As the 2024 U.S. presidential election nears its conclusion, currency traders are scrambling to hedge against potential price swings, driving up options volatility for key currencies such as the euro and Mexican peso to levels not seen since the 2016 election.
The euro and peso are seen as particularly sensitive to the outcome of the contest, which remains too close to call with Democratic Vice President Kamala Harris and Republican former President Donald Trump locked in a tight race. With both candidates neck-and-neck in the polls and the final result potentially taking days to materialize, traders are preparing for significant market movements.
Analysts expect Trump’s policies on immigration, tax cuts, and trade tariffs to put upward pressure on inflation, bond yields, and the U.S. dollar, while Harris is viewed as the candidate advocating for policy continuity. The uncertainty surrounding the election outcome has sent shockwaves through the currency markets.
Implied volatility for the euro, a key measure of traders’ expectations for short-term price swings, spiked to 26.4% overnight, the highest level since November 9, 2016, the day after Trump’s unexpected victory. Similarly, the overnight volatility for the Mexican peso surged above 87%, its highest since the 2016 election.
“Today’s election is as close as it gets, creating a level of uncertainty that’s keeping markets on edge,” said strategists at Monex Europe in a daily report. “With results not expected until the early hours of tomorrow morning, we anticipate a light trading day as market participants await clarity.”
Looking ahead, traders expect the volatility to persist in the weeks following the election. One-week implied volatility for the euro surged to 13.06%, the highest level since the Credit Suisse crisis in March 2023, while one-month volatility is near its highest point since the same period last year. The peso also saw a sharp spike in one-week volatility, reaching 44%, its highest level since the market turbulence during the COVID-19 crisis in March 2020.

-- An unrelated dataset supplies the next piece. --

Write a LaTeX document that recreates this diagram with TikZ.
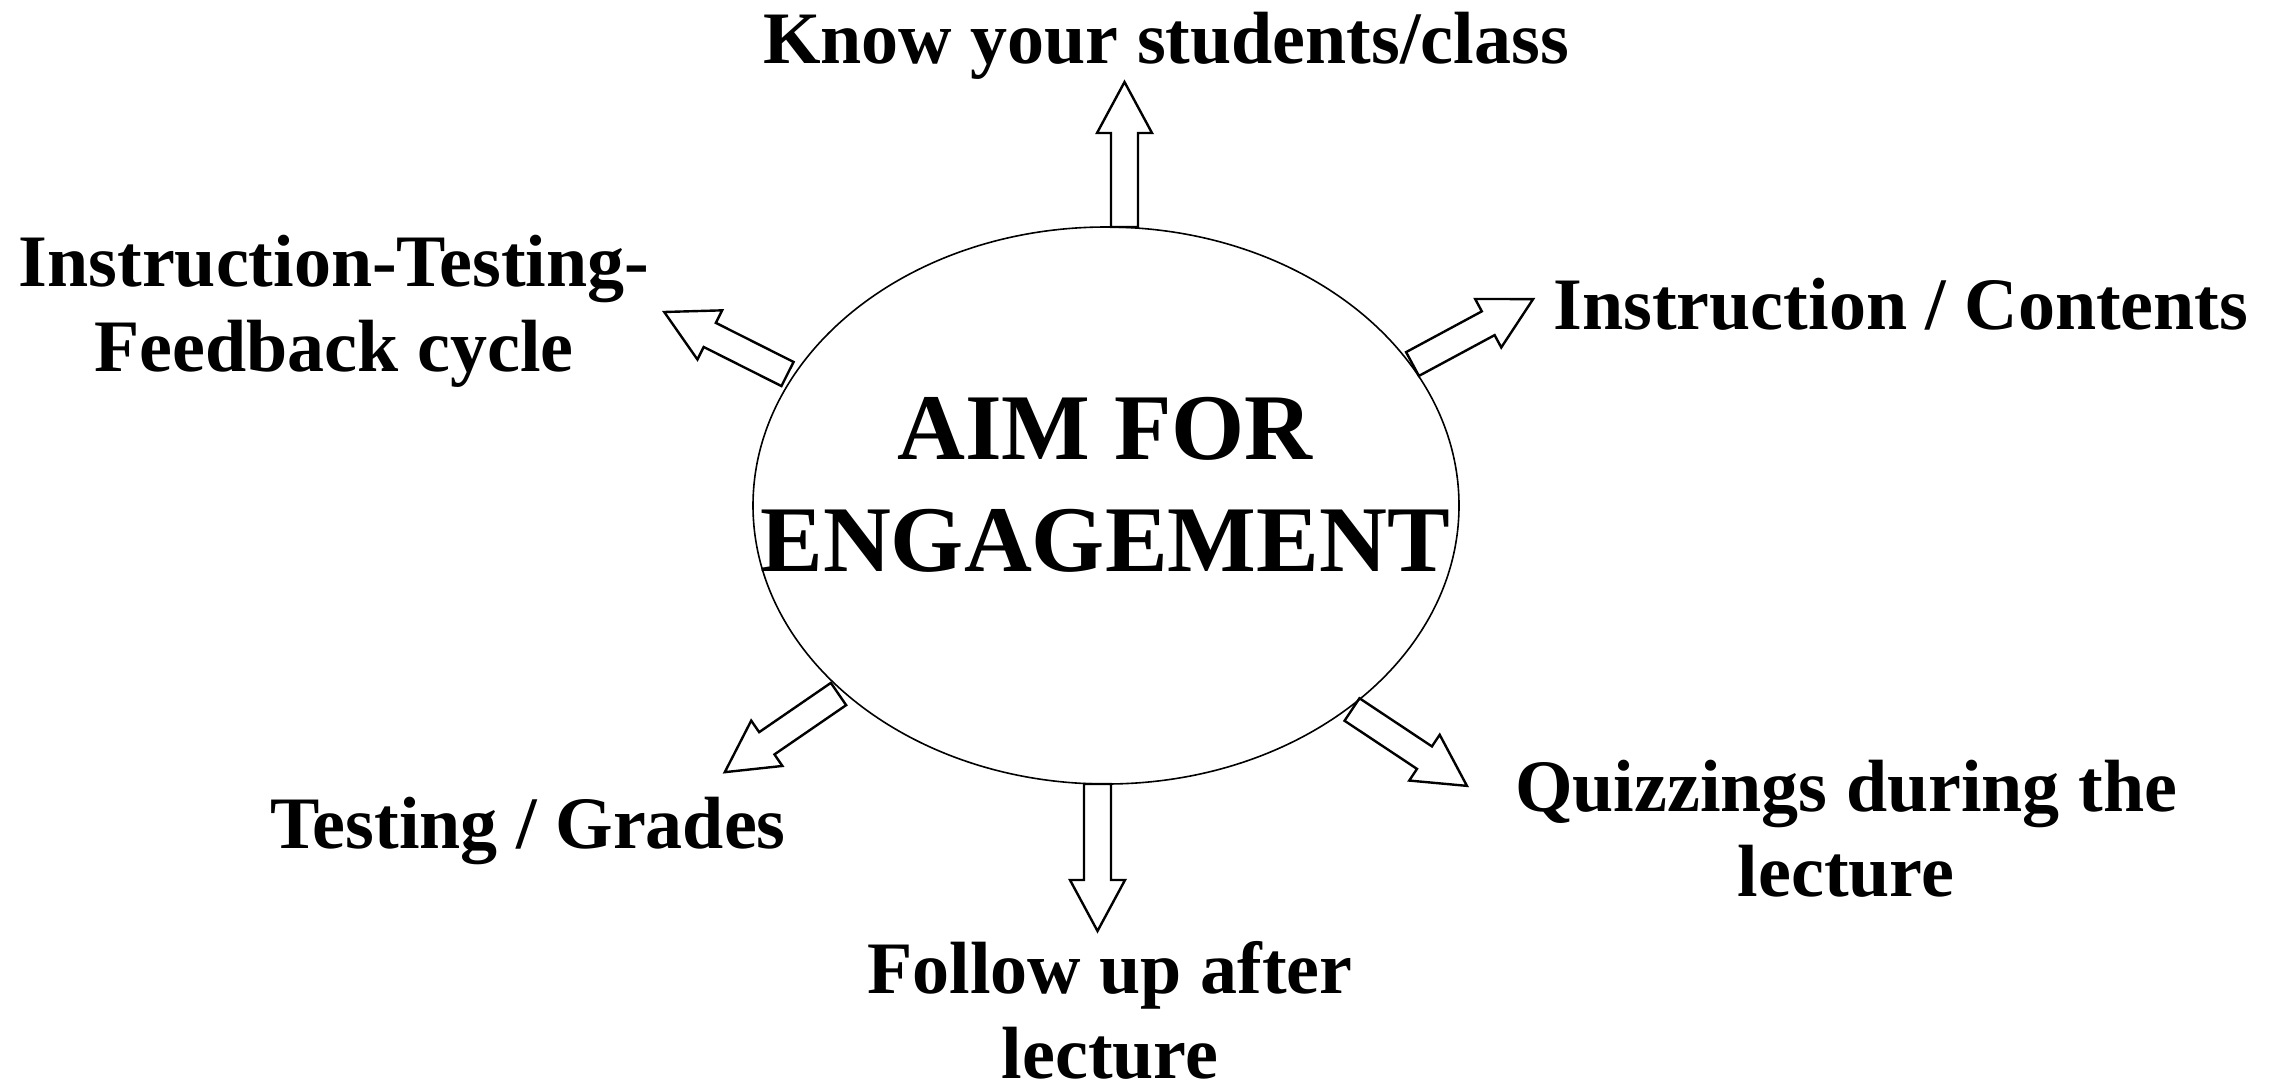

The broader global currency landscape has also been affected. The Chinese yuan, a key currency for global trade, saw its one-week implied volatility rise to levels not seen since at least 2012, climbing to 14.45% from around 2.5% a week ago. Similarly, the Canadian dollar experienced its highest one-week options volatility since March 2023.
Analysts at ING noted the significant divergence between implied and realized volatility, particularly for the euro and Canadian dollar. They attributed this rise in uncertainty to concerns over Trump’s potential return to office and his policy stance, which could include not only tariffs on China but also broader protectionist measures targeting economies like the eurozone and Canada.
“Markets are clearly pricing in the possibility that a second Trump administration would enact universal tariffs, which would have a far-reaching impact on open economies such as those in the eurozone and Canada,” said Chris Turner, an ING strategist.
As election results continue to unfold, currency markets are bracing for more volatility, with traders closely watching how the outcome will shape U.S. economic policy and its global ripple effects.